You could then use an EnumSet as the collection. Yes, its backed by a BitSet when you dig into it, but it's a nice collection to deal with. It's actually a Collection (a BitSet isn't) and so you get the iterators and contains and the like. A BitSet, you're doing your iteration by hand calling nextSetBit(5) to find out what the index of the next set bit.

I won't say that the enum with all the cards in it is wrong, but it isn't right either. If you read the tutorial on enums from Oracle, you even find...

import java.util.*;

public class Card {
    public enum Rank { DEUCE, THREE, FOUR, FIVE, SIX,
        SEVEN, EIGHT, NINE, TEN, JACK, QUEEN, KING, ACE }

    public enum Suit { CLUBS, DIAMONDS, HEARTS, SPADES }

    private final Rank rank;
    private final Suit suit;
    private Card(Rank rank, Suit suit) {
        this.rank = rank;
        this.suit = suit;
    }

    public Rank rank() { return rank; }
    public Suit suit() { return suit; }
    public String toString() { return rank + " of " + suit; }

    private static final List<Card> protoDeck = new ArrayList<Card>();

    // Initialize prototype deck
    static {
        for (Suit suit : Suit.values())
            for (Rank rank : Rank.values())
                protoDeck.add(new Card(rank, suit));
    }

    public static ArrayList<Card> newDeck() {
        return new ArrayList<Card>(protoDeck); // Return copy of prototype deck
    }
}

And you've got a deck backed by the ArrayList.
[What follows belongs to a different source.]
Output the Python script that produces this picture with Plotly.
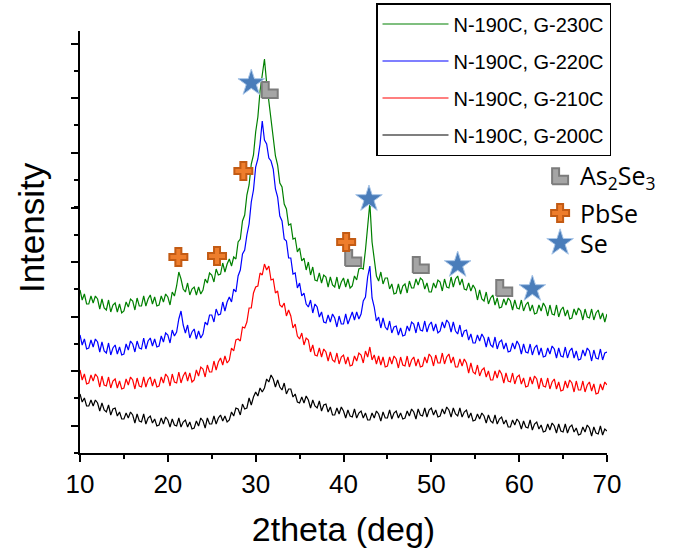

Here's a thing to think about though. You can't have two jack of hearts in your hand... well, some games you might, but most games you don't. This means a collection of cards is a Set. This gives you a few options for how to implement the hand in such a way that doesn't mean juggling arrays.

I'd start with a LinkedHashSet as that maintains dealt order, or you might prefer either the TreeSet or ConcurrentSkipListSet if you want the cards to be in sorted order. Note that this isn't as useful for dealing the cards from a deck as you would want that to be in a List because Collections.shuffle takes a list as arguments. You also don't have to worry about pulling cards out of the middle of the deck when dealing. So the LinkedList would work very nicely for the deck itself when dealing cards (see pollFirst if you want to do it that way).

Some games though, you may find that you need to keep it in a deque (such as a LinkedList - so you get the poll first and last). Others you want to keep the cards in a sorted structure, or others you may want something else. It all depends on what you want to do and finding the correct Collection (or not) to do it.

However, the data structure for a card should be that of the card presented by Oracle in the enum tutorial. And then you use the Collection that maps to how you want to hold the cards.